Short exercise :: Reproduce nothing except the lines between the line with "Rebuild this chart" and the line with "import plotly.graph_objects as go", both ends included, and please leave out pictures.

++++ Data entries ++++

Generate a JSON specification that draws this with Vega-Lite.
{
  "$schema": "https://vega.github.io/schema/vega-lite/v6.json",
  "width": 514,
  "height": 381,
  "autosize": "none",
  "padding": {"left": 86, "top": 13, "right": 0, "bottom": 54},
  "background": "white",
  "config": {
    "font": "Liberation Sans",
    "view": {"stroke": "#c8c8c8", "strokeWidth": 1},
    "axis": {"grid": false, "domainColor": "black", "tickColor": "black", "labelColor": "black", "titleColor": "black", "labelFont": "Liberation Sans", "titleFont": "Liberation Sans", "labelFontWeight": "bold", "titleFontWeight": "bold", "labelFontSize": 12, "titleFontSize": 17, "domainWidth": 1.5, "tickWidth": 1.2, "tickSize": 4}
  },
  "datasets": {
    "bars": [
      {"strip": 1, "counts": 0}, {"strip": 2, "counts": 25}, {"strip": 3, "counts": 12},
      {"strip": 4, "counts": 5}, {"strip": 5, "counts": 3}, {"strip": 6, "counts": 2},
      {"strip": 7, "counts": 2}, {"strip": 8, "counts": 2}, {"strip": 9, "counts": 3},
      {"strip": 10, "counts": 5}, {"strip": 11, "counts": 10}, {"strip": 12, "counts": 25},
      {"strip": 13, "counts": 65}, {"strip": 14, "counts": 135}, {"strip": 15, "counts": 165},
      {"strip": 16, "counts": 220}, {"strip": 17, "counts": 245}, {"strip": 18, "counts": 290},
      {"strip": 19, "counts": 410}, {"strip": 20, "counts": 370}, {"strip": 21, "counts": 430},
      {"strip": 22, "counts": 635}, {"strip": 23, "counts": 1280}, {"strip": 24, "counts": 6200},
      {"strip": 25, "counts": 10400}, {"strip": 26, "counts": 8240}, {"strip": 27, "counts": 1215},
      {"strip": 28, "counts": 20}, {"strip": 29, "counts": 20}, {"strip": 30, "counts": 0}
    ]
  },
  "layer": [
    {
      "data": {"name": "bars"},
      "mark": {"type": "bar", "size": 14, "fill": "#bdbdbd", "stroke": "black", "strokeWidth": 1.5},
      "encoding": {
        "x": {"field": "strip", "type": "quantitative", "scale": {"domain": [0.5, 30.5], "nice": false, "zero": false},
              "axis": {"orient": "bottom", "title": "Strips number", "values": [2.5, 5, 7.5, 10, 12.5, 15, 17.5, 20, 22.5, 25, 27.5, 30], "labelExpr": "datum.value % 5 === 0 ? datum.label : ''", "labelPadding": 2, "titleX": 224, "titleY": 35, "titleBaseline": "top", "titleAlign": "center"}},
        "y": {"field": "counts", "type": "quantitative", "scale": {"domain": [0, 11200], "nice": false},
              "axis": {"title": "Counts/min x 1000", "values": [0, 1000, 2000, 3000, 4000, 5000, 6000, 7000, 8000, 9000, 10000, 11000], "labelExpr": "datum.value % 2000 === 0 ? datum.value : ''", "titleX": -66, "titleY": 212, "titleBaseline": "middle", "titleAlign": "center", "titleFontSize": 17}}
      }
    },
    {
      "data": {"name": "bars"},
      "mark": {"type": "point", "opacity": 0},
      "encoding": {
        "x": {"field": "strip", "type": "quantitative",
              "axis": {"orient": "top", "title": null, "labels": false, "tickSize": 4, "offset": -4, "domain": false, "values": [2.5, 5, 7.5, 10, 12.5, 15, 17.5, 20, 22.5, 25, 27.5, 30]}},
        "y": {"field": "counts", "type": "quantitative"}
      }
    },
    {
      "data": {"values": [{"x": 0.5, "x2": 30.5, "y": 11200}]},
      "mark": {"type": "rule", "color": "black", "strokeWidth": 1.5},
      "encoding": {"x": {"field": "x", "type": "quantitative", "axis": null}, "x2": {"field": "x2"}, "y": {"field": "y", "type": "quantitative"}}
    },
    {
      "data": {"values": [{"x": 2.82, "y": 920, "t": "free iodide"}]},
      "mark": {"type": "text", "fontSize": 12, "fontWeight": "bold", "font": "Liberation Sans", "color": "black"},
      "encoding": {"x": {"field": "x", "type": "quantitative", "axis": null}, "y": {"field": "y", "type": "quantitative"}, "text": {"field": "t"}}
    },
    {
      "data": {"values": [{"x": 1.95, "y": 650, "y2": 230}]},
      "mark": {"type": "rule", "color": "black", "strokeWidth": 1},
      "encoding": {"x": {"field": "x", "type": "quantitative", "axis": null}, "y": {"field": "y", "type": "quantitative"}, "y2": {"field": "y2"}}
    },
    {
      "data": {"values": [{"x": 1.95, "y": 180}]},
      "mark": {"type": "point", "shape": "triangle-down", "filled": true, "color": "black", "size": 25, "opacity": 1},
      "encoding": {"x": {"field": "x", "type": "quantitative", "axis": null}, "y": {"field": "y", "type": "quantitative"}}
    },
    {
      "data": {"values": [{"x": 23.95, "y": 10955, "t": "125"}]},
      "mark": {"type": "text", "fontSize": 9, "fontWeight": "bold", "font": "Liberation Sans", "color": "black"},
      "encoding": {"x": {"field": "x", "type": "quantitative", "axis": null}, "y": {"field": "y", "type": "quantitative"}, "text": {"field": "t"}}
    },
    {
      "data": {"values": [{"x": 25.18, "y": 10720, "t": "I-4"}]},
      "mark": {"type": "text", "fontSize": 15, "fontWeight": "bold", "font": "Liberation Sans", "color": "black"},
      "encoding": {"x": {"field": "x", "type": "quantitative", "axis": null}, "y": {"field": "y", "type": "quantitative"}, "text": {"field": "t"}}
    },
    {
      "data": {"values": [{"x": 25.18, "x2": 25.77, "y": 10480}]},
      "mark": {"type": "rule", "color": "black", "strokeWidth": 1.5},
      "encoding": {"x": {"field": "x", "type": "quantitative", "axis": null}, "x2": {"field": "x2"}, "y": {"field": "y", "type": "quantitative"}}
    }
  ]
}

++++
++++ Data entries ++++

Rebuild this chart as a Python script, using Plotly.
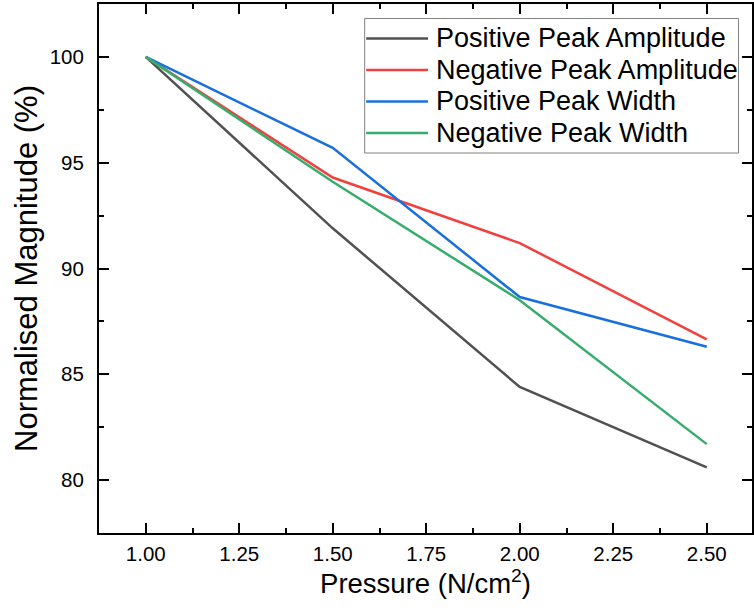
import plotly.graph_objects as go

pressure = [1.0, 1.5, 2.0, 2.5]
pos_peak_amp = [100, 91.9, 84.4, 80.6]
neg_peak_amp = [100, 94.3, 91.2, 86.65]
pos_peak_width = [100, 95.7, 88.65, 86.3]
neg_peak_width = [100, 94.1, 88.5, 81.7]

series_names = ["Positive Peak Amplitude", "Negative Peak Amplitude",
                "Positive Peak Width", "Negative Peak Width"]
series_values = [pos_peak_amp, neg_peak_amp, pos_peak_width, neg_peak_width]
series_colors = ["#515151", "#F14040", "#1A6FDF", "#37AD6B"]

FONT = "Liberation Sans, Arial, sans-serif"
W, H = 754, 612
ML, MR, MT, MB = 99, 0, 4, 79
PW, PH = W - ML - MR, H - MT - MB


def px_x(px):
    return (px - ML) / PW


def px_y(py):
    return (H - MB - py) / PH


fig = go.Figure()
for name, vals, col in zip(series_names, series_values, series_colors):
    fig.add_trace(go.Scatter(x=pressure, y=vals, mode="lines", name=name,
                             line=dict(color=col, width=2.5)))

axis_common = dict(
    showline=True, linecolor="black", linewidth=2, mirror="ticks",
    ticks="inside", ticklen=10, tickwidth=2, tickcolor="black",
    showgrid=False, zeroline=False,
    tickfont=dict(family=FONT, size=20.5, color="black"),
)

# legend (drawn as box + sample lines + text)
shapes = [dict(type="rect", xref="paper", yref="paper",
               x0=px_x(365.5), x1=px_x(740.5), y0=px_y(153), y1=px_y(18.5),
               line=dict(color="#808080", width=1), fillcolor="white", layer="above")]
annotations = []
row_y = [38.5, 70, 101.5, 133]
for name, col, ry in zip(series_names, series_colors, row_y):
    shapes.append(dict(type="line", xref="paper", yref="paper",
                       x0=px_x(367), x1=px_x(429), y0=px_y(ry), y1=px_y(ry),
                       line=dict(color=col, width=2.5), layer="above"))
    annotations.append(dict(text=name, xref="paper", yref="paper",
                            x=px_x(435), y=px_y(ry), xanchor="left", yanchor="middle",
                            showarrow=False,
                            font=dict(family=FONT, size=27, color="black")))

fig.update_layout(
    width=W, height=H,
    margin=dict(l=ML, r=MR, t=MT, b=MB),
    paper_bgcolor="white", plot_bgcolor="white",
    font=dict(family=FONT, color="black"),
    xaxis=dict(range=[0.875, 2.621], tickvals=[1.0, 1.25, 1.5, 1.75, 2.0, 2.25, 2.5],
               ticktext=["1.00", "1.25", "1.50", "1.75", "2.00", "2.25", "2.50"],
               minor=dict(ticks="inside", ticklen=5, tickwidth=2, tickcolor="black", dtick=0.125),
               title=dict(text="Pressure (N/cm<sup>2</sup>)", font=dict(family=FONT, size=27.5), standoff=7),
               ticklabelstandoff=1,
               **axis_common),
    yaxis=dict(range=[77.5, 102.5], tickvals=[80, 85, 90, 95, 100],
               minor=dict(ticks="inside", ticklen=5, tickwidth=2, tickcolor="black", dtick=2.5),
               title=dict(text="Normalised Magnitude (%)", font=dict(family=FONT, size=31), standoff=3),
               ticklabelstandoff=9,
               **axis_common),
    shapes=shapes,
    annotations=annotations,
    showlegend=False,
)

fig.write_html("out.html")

++++

Complete output ::
Rebuild this chart as a Python script, using Plotly.
import plotly.graph_objects as go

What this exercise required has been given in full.